A recent case of the Court of Appeal (23 April 2015, n° 40393) recalls the principle applicable to the means of proof in labour law.

The Court rejected the arguments of the employer and declared the dismissal to be abusive as the employer provided a testimony to prove the established practice within the company without providing proof of this practice in any written document. 

In this case, the sales employee was dismissed because he called the company at around 9 am rather than 8 am to inform the employer of his itinerary and did not call his employer during lunchtime or at the end of the day to report on the day’s events.

The employer justified the dismissal on the basis of an established practice within the company that obliges each salesman to call three times a day at specific hours to inform the employer of the day's activities.

Moreover, the employer refused to reimburse the employee's petrol expenses, again citing an established practice within the company whereby the employee bears the cost of such expenses if the employee benefits from a company car.

It is relevant to indicate that these established practices agreed between the employer and his employee are not provisions included in the employment contract or in another written document e.g. an internal regulation.

Unlike legal facts which can be proven by any means, article 1341 of the Luxembourg Civil Code states that a legal act whose value exceeds EUR 2,500 can only be proven in writing.

The employment contract is a civil contract and as the Labour Code does not include specific provisions regarding the possible means of proof for the employer, the latter can only prove an agreement with the employee (e.g. an employment relationship, and the modalities and content of such relationship) by providing written evidence, namely an employment contract or an internal regulation.

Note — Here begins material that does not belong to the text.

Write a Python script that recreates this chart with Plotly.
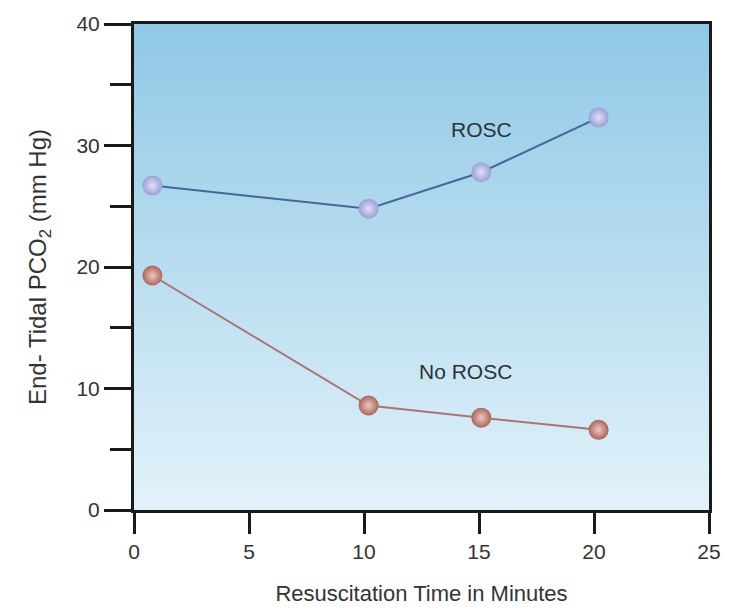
import plotly.graph_objects as go

# data
minutes_rosc = [0.8, 10.2, 15.1, 20.2]
etco2_rosc = [26.7, 24.8, 27.8, 32.3]
minutes_no_rosc = [0.8, 10.2, 15.1, 20.2]
etco2_no_rosc = [19.3, 8.6, 7.6, 6.6]

x_range = [0, 25]
y_range = [0, 40]

fig = go.Figure()

# gradient panel behind the data
fig.add_trace(go.Scatter(
    x=[x_range[0], x_range[1], x_range[1], x_range[0], x_range[0]],
    y=[y_range[0], y_range[0], y_range[1], y_range[1], y_range[0]],
    mode='lines',
    line=dict(width=0),
    fill='toself',
    fillgradient=dict(
        type='vertical',
        colorscale=[[0, '#e2f2f9'], [1, '#8fc8e6']],
    ),
    hoverinfo='skip',
    showlegend=False,
))

fig.add_trace(go.Scatter(
    x=minutes_rosc,
    y=etco2_rosc,
    mode='lines+markers',
    line=dict(color='#46669a', width=2),
    marker=dict(size=20, color='#9a9ed6',
                gradient=dict(type='radial', color='#dfe1f8'),
                line=dict(width=0)),
    name='ROSC',
    showlegend=False,
))

fig.add_trace(go.Scatter(
    x=minutes_no_rosc,
    y=etco2_no_rosc,
    mode='lines+markers',
    line=dict(color='#a87478', width=2),
    marker=dict(size=20, color='#a8665e',
                gradient=dict(type='radial', color='#f0c8be'),
                line=dict(width=0)),
    name='No ROSC',
    showlegend=False,
))

label_font = dict(family='Liberation Sans, Arial, sans-serif', size=21, color='#2b3238')
fig.add_annotation(x=15.1, y=31.3, text='ROSC', showarrow=False, font=label_font)
fig.add_annotation(x=14.4, y=11.4, text='No ROSC', showarrow=False, font=label_font)

tick_font = dict(family='Liberation Sans, Arial, sans-serif', size=21, color='#333333')

fig.update_layout(
    width=733,
    height=615,
    paper_bgcolor='white',
    plot_bgcolor='white',
    margin=dict(l=134, r=20, t=24, b=103),
    font=tick_font,
    xaxis=dict(
        range=x_range,
        tickvals=[0, 5, 10, 15, 20, 25],
        ticks='outside',
        ticklen=21,
        tickwidth=3,
        tickcolor='#1a1a1a',
        showline=True,
        linewidth=3,
        linecolor='#1a1a1a',
        mirror=True,
        showgrid=False,
        zeroline=False,
        title=dict(text='Resuscitation Time in Minutes',
                   font=dict(family='Liberation Sans, Arial, sans-serif', size=22, color='#333333'),
                   standoff=24),
        tickfont=tick_font,
    ),
    yaxis=dict(
        range=y_range,
        tickvals=[0, 10, 20, 30, 40],
        ticks='outside',
        ticklen=27,
        tickwidth=3,
        tickcolor='#1a1a1a',
        minor=dict(dtick=5, ticks='outside', ticklen=21, tickwidth=3, tickcolor='#1a1a1a'),
        showline=True,
        linewidth=3,
        linecolor='#1a1a1a',
        mirror=True,
        showgrid=False,
        zeroline=False,
        title=dict(text='End- Tidal PCO<sub>2</sub> (mm Hg)',
                   font=dict(family='Liberation Sans, Arial, sans-serif', size=24, color='#333333'),
                   standoff=24),
        tickfont=tick_font,
    ),
)

fig.write_html('out.html', config={'displayModeBar': False},
               post_script="document.body.style.margin='0';")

Nonetheless, according to article L.121-4 (5) of the Labour Code, the employee can prove an agreement between the parties by any means, e.g. a testimony.

As the employer in this case used a testimony to prove the established practice within the company without providing any written evidence, the Court declared the dismissal abusive.

As a consequence, we recommend the company signing an employment contract to make sure that all provisions considered essential for the company are included in the employment contract or in a written document signed and duly approved by the employee in order to provide proof in case of dispute.